- **Exercise directions**:
Leave out the pictures; transcribe all else exactly.

- **Data shown**:
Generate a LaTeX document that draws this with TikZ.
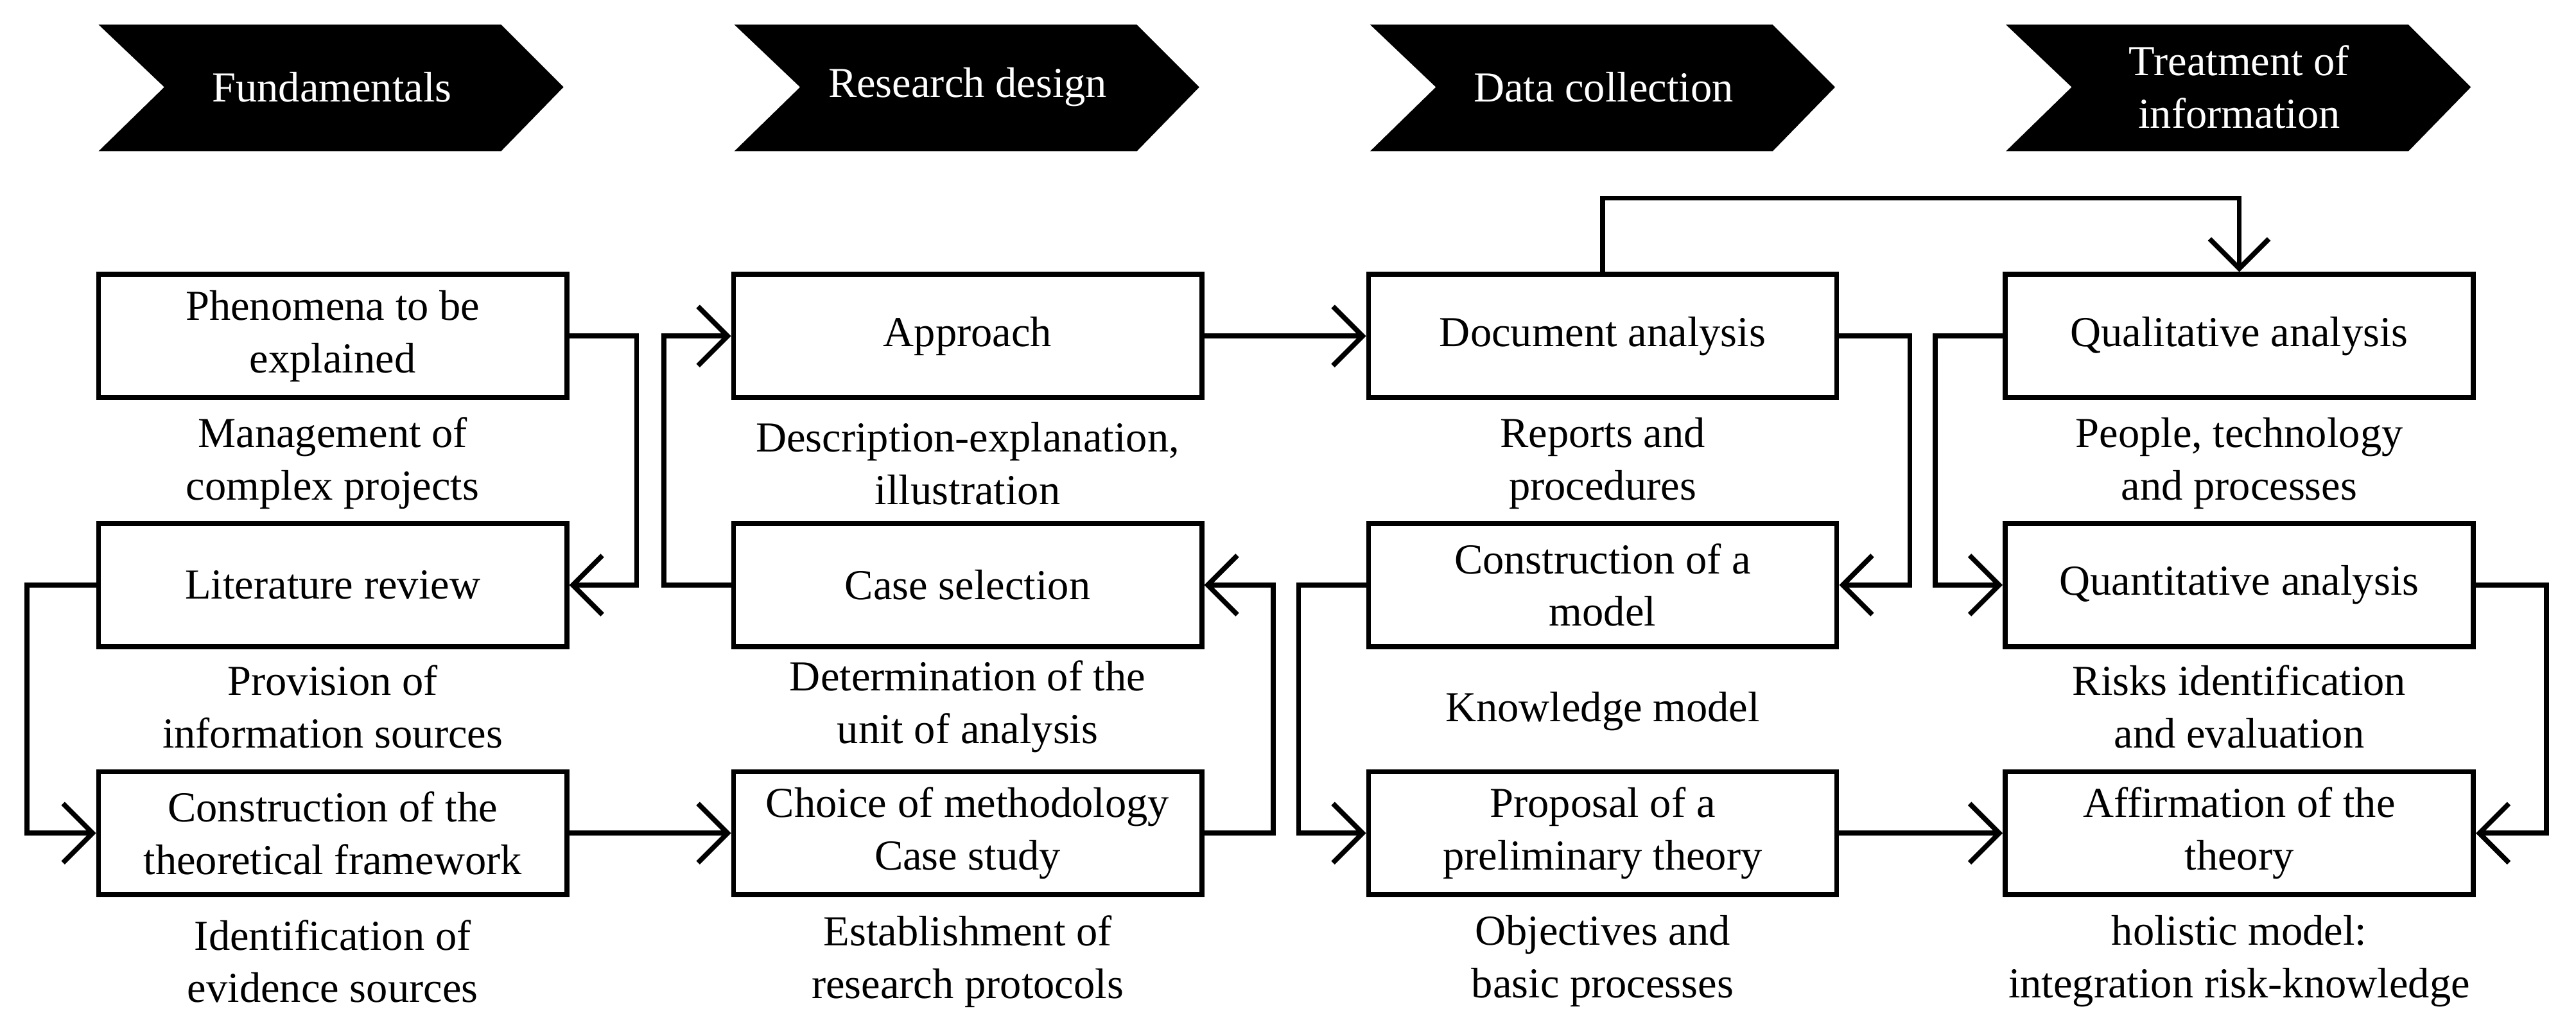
\documentclass[tikz,border=0pt]{standalone}
\usepackage{fontspec}
\setmainfont{Liberation Serif}
\usetikzlibrary{arrows.meta}
\begin{document}
\begin{tikzpicture}[x=0.5pt,y=-0.5pt,
  box/.style={draw,line width=1.5pt,minimum width=142.5pt,minimum height=37.5pt,align=center,inner sep=0pt,font=\fontsize{13}{16}\selectfont},
  lab/.style={align=center,font=\fontsize{13}{16}\selectfont,inner sep=0pt},
  chev/.style={fill=black},
  ctext/.style={text=white,align=center,font=\fontsize{13}{16}\selectfont},
  con/.style={line width=1.5pt,-{Straight Barb[length=9pt,width=18pt,line width=1.5pt]}},
  plain/.style={line width=1.5pt}]
\useasboundingbox (0,0) rectangle (1568,629);
% chevrons
\foreach \x/\t [count=\i] in {60/Fundamentals,447/Research design,834/Data collection,1221/{Treatment of\\information}}{
  \fill (\x,15) -- (\x+245,15) -- (\x+283,53) -- (\x+245,92) -- (\x,92) -- (\x+40,53) -- cycle;
  \node[ctext] (ch\i) at (\x+142,53) {\t};
}
% boxes
\node[box] (phen) at (202.5,204.5) {Phenomena to be\\explained};
\node[box] (lit) at (202.5,356) {Literature review};
\node[box] (cons) at (202.5,507) {Construction of the\\theoretical framework};
\node[box] (appr) at (589,204.5) {Approach};
\node[box] (case) at (589,356) {Case selection};
\node[box] (choice) at (589,507) {Choice of methodology\\Case study};
\node[box] (doc) at (975.5,204.5) {Document analysis};
\node[box] (model) at (975.5,356) {Construction of a\\model};
\node[box] (prop) at (975.5,507) {Proposal of a\\preliminary theory};
\node[box] (qual) at (1363,204.5) {Qualitative analysis};
\node[box] (quant) at (1363,356) {Quantitative analysis};
\node[box] (aff) at (1363,507) {Affirmation of the\\theory};
% labels
\node[lab] (l1) at (202.5,282) {Management of\\complex projects};
\node[lab] (l2) at (202.5,430) {Provision of\\information sources};
\node[lab] (l3) at (202.5,585) {Identification of\\evidence sources};
\node[lab] (l4) at (589,282) {Description-explanation,\\illustration};
\node[lab] (l5) at (589,430) {Determination of the\\unit of analysis};
\node[lab] (l6) at (589,585) {Establishment of\\research protocols};
\node[lab] (l7) at (975.5,282) {Reports and\\procedures};
\node[lab] (l8) at (975.5,433) {Knowledge model};
\node[lab] (l9) at (975.5,585) {Objectives and\\basic processes};
\node[lab] (l10) at (1363,282) {People, technology\\and processes};
\node[lab] (l11) at (1363,430) {Risks identification\\and evaluation};
\node[lab] (l12) at (1363,585) {holistic model:\\integration risk-knowledge};
% connectors
\draw[con] (phen.east) -- ++(41,0) |- (lit.east);
\draw[con] (lit.west) -- ++(-42,0) |- (cons.west);
\draw[con] (cons) -- (choice);
\draw[con] (choice.east) -- ++(42,0) |- (case.east);
\draw[con] (case.west) -- ++(-41,0) |- (appr.west);
\draw[con] (appr) -- (doc);
\draw[con] (doc.north) -- ++(0,-45) -| (qual.north);
\draw[con] (doc.east) -- ++(43,0) |- (model.east);
\draw[con] (model.west) -- ++(-41,0) |- (prop.west);
\draw[con] (prop) -- (aff);
\draw[con] (qual.west) -- ++(-41,0) |- (quant.west);
\draw[con] (quant.east) -- ++(43,0) |- (aff.east);
\end{tikzpicture}
\end{document}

- **Output**:
Generate a LaTeX document that draws this with TikZ.
\documentclass[tikz,border=0pt]{standalone}
\usepackage{fontspec}
\setmainfont{Liberation Serif}
\usetikzlibrary{arrows.meta}
\begin{document}
\begin{tikzpicture}[x=0.5pt,y=-0.5pt,
  box/.style={draw,line width=1.5pt,minimum width=142.5pt,minimum height=37.5pt,align=center,inner sep=0pt,font=\fontsize{13}{16}\selectfont},
  lab/.style={align=center,font=\fontsize{13}{16}\selectfont,inner sep=0pt},
  chev/.style={fill=black},
  ctext/.style={text=white,align=center,font=\fontsize{13}{16}\selectfont},
  con/.style={line width=1.5pt,-{Straight Barb[length=9pt,width=18pt,line width=1.5pt]}},
  plain/.style={line width=1.5pt}]
\useasboundingbox (0,0) rectangle (1568,629);
% chevrons
\foreach \x/\t [count=\i] in {60/Fundamentals,447/Research design,834/Data collection,1221/{Treatment of\\information}}{
  \fill (\x,15) -- (\x+245,15) -- (\x+283,53) -- (\x+245,92) -- (\x,92) -- (\x+40,53) -- cycle;
  \node[ctext] (ch\i) at (\x+142,53) {\t};
}
% boxes
\node[box] (phen) at (202.5,204.5) {Phenomena to be\\explained};
\node[box] (lit) at (202.5,356) {Literature review};
\node[box] (cons) at (202.5,507) {Construction of the\\theoretical framework};
\node[box] (appr) at (589,204.5) {Approach};
\node[box] (case) at (589,356) {Case selection};
\node[box] (choice) at (589,507) {Choice of methodology\\Case study};
\node[box] (doc) at (975.5,204.5) {Document analysis};
\node[box] (model) at (975.5,356) {Construction of a\\model};
\node[box] (prop) at (975.5,507) {Proposal of a\\preliminary theory};
\node[box] (qual) at (1363,204.5) {Qualitative analysis};
\node[box] (quant) at (1363,356) {Quantitative analysis};
\node[box] (aff) at (1363,507) {Affirmation of the\\theory};
% labels
\node[lab] (l1) at (202.5,282) {Management of\\complex projects};
\node[lab] (l2) at (202.5,430) {Provision of\\information sources};
\node[lab] (l3) at (202.5,585) {Identification of\\evidence sources};
\node[lab] (l4) at (589,282) {Description-explanation,\\illustration};
\node[lab] (l5) at (589,430) {Determination of the\\unit of analysis};
\node[lab] (l6) at (589,585) {Establishment of\\research protocols};
\node[lab] (l7) at (975.5,282) {Reports and\\procedures};
\node[lab] (l8) at (975.5,433) {Knowledge model};
\node[lab] (l9) at (975.5,585) {Objectives and\\basic processes};
\node[lab] (l10) at (1363,282) {People, technology\\and processes};
\node[lab] (l11) at (1363,430) {Risks identification\\and evaluation};
\node[lab] (l12) at (1363,585) {holistic model:\\integration risk-knowledge};
% connectors
\draw[con] (phen.east) -- ++(41,0) |- (lit.east);
\draw[con] (lit.west) -- ++(-42,0) |- (cons.west);
\draw[con] (cons) -- (choice);
\draw[con] (choice.east) -- ++(42,0) |- (case.east);
\draw[con] (case.west) -- ++(-41,0) |- (appr.west);
\draw[con] (appr) -- (doc);
\draw[con] (doc.north) -- ++(0,-45) -| (qual.north);
\draw[con] (doc.east) -- ++(43,0) |- (model.east);
\draw[con] (model.west) -- ++(-41,0) |- (prop.west);
\draw[con] (prop) -- (aff);
\draw[con] (qual.west) -- ++(-41,0) |- (quant.west);
\draw[con] (quant.east) -- ++(43,0) |- (aff.east);
\end{tikzpicture}
\end{document}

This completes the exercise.